Ce fils de bonne famille du Suffolk, district dont il a saisi toute la singularité esthétique, défendait surtout un concept qui le rendait différent des autres : celui de la «vérité de la nature», principe qui se veut fidèle à la topographie d’un lieu, mais aussi, et surtout, à l’émotion ressentie. Bien loin des visions idéalisantes de l’époque, ses œuvres se veulent porteuses d’un sentiment, d’une histoire même – d’où son profond attachement au territoire de son enfance.
Il s’illustre alors avec efficacité dans les scènes de la vie rurale – immortalisées entre Hampstead et Brighton – sans recherche du pittoresque, et en accordant une importance majeure au traitement des nuages (à preuve, son œuvre Cloud Study, 1822).
La nature, «la source d’où doit jaillir toute authenticité»
Sans renier ni négliger le travail en atelier, il aime travailler en plein air, habitude qu’il voit comme un moyen de capturer l’essence fondamentale de la nature. Il déclare que celle-ci est «le sommet de la fontaine, la source d’où doit jaillir toute authenticité», philosophie à laquelle il s’attachera plus longtemps que tous ses contemporains.
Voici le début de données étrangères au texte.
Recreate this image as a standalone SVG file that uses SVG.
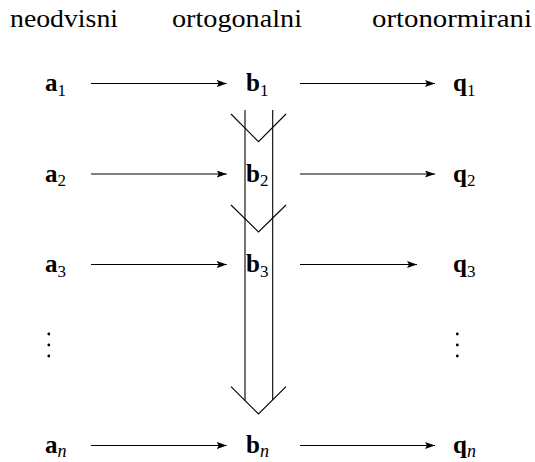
<svg xmlns="http://www.w3.org/2000/svg" width="535" height="462" viewBox="0 0 535 462" font-family="'Liberation Serif', 'DejaVu Serif', serif">
<style>
text{font-family:'Liberation Serif','DejaVu Serif',serif}
.hdr{font-size:25px;fill:#000}
.lbl{font-size:25px;font-weight:bold;fill:#000}
.sub{font-size:17px;font-weight:normal;fill:#000}
.subi{font-size:18px;font-style:italic;font-weight:normal;fill:#000}
.arr{stroke:#000;stroke-width:1.1;fill:none;marker-end:url(#ah)}
.big{stroke:#000;stroke-width:1.1;fill:none}
</style>
<defs>
<marker id="ah" markerWidth="11" markerHeight="8" refX="10" refY="3.5" orient="auto" markerUnits="userSpaceOnUse">
<path d="M0,0 L10,3.5 L0,7 L2,3.5 z" fill="#000"/>
</marker>
</defs>
<g id="headers" font-family="Liberation Serif">
<text class="hdr" x="10" y="27" textLength="108" lengthAdjust="spacingAndGlyphs">neodvisni</text>
<text class="hdr" x="172" y="27" textLength="130" lengthAdjust="spacingAndGlyphs">ortogonalni</text>
<text class="hdr" x="372" y="27" textLength="160" lengthAdjust="spacingAndGlyphs">ortonormirani</text>
</g>
<g id="a1"><text class="lbl" x="45" y="91">a<tspan class="sub" dy="4.5">1</tspan></text></g>
<g id="b1"><text class="lbl" x="246" y="91">b<tspan class="sub" dy="4.5">1</tspan></text></g>
<g id="q1"><text class="lbl" x="453" y="91">q<tspan class="sub" dy="4.5">1</tspan></text></g>
<g id="a2"><text class="lbl" x="45" y="181.7">a<tspan class="sub" dy="4.5">2</tspan></text></g>
<g id="b2"><text class="lbl" x="246" y="181.7">b<tspan class="sub" dy="4.5">2</tspan></text></g>
<g id="q2"><text class="lbl" x="453" y="181.7">q<tspan class="sub" dy="4.5">2</tspan></text></g>
<g id="a3"><text class="lbl" x="45" y="272">a<tspan class="sub" dy="4.5">3</tspan></text></g>
<g id="b3"><text class="lbl" x="246" y="272">b<tspan class="sub" dy="4.5">3</tspan></text></g>
<g id="q3"><text class="lbl" x="453" y="272">q<tspan class="sub" dy="4.5">3</tspan></text></g>
<g id="an"><text class="lbl" x="45" y="453">a<tspan class="subi" dy="4">n</tspan></text></g>
<g id="bn"><text class="lbl" x="246" y="453">b<tspan class="subi" dy="4">n</tspan></text></g>
<g id="qn"><text class="lbl" x="453" y="453">q<tspan class="subi" dy="4">n</tspan></text></g>
<g id="dots-left" fill="#000">
<circle cx="48.8" cy="334" r="1.4"/><circle cx="48.8" cy="345" r="1.4"/><circle cx="48.8" cy="356" r="1.4"/>
</g>
<g id="dots-right" fill="#000">
<circle cx="457.3" cy="334" r="1.4"/><circle cx="457.3" cy="345" r="1.4"/><circle cx="457.3" cy="356" r="1.4"/>
</g>
<g id="connectors">
<line class="arr" x1="91" y1="83.5" x2="226.7" y2="83.5"/>
<line class="arr" x1="300" y1="83.5" x2="435" y2="83.5"/>
<line class="arr" x1="91" y1="174" x2="226.7" y2="174"/>
<line class="arr" x1="300" y1="174" x2="435" y2="174"/>
<line class="arr" x1="91" y1="264.5" x2="226.7" y2="264.5"/>
<line class="arr" x1="300" y1="264.5" x2="417" y2="264.5"/>
<line class="arr" x1="91" y1="445.5" x2="226.7" y2="445.5"/>
<line class="arr" x1="300" y1="445.5" x2="435" y2="445.5"/>
</g>
<g id="double-arrow">
<line class="big" x1="245" y1="110" x2="245" y2="400.7"/>
<line class="big" x1="272.7" y1="110" x2="272.7" y2="400"/>
<polyline class="big" points="231,114 258.5,141.7 286,114"/>
<polyline class="big" points="231,205 258.5,232 286,205"/>
<polyline class="big" points="231,386.7 258.5,414 286,386.7"/>
</g>
</svg>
Pourtant, peindre «à la fraîche» n’a rien d’une sinécure, surtout quand on passe de petites esquisses réalisées à la va-vite à de plus grands formats, aux contraintes plus conséquentes (on est, rappelons-le, quelques années avant l’invention de la photographie et du tube de couleur).
Avec un trait vivace, une variété de coloris et un contraste ombre-lumière omniprésent, John Constable raconte l’Angleterre, ses bocages, ses vertes prairies et ses contrées rustiques, à travers des paysages finalement peu habités (en dehors notamment de l’imposant The Opening of Waterloo Bridge, 1817).
D’autres œuvres, avec le temps devenues des «classiques», sont visibles à la Villa Vauban, dont le tableau à l’arc-en-ciel mondialement connu, Salisbury Cathedral from the Meadows (1831), à propos duquel l’artiste disait qu’il incarnait «toute la gamme de son art». Une palette terreuse, d’une honnêteté sans pareil.
«John Constable’s English Landscapes – Chefs-d’œuvre de la Tate Collection»
Villa Vauban – Luxembourg. Jusqu’au 9 octobre.
À la National Gallery, deux militants écologistes se collent à une toile de Constable
Deux militants écologistes du mouvement «Just Stop Oil» ont recouvert lundi un tableau de la National Gallery de Londres d’une image représentant un paysage bucolique massacré par les énergies fossiles, avant de se coller au cadre de l’œuvre. Les deux membres de l’organisation, qui milite pour l’arrêt immédiat de tout nouveau projet pétrolier ou gazier, ont visé un tableau de John Constable, La Charrette de foin (1821), représentant une charrette dans la campagne anglaise franchissant un cours d’eau.
Avant de se coller à son cadre, les militants ont recouvert l’œuvre d’une version «réimaginée», avec une route à la place de la rivière et des avions de ligne dans le ciel. «Une scène cauchemardesque qui montre comment le pétrole va détruire nos campagnes», a expliqué Just Stop Oil dans un communiqué. Citée dans ce texte, Hannah Hunt, 23 ans et étudiante en psychologie à Brighton, a affirmé se mobiliser en raison des «40 nouveaux projets d’énergies fossiles du gouvernement», un chiffre fréquemment cité par les associations environnementales.
«Nous pouvons dire adieu aux « terres vertes et plaisantes d’Angleterre » vu que la poursuite de l’extraction du pétrole entraînera des pertes de récoltes généralisées, ce qui signifie que nous devrons nous battre pour la nourriture», a affirmé Hannah Hunt en référence à un célèbre poème de William Blake.
«Cette peinture fait partie de notre patrimoine, mais ce n’est pas plus important que les 3,5 milliards d’hommes, de femmes et d’enfants qui sont déjà en danger en raison de la crise climatique», a affirmé Eben Lazarus, 22 ans et étudiant en musique. Just Stop Oil a mené plusieurs actions similaires la semaine dernière avec des militants se collant aux cadres de célèbres tableaux à Londres, à Manchester ou à Glasgow.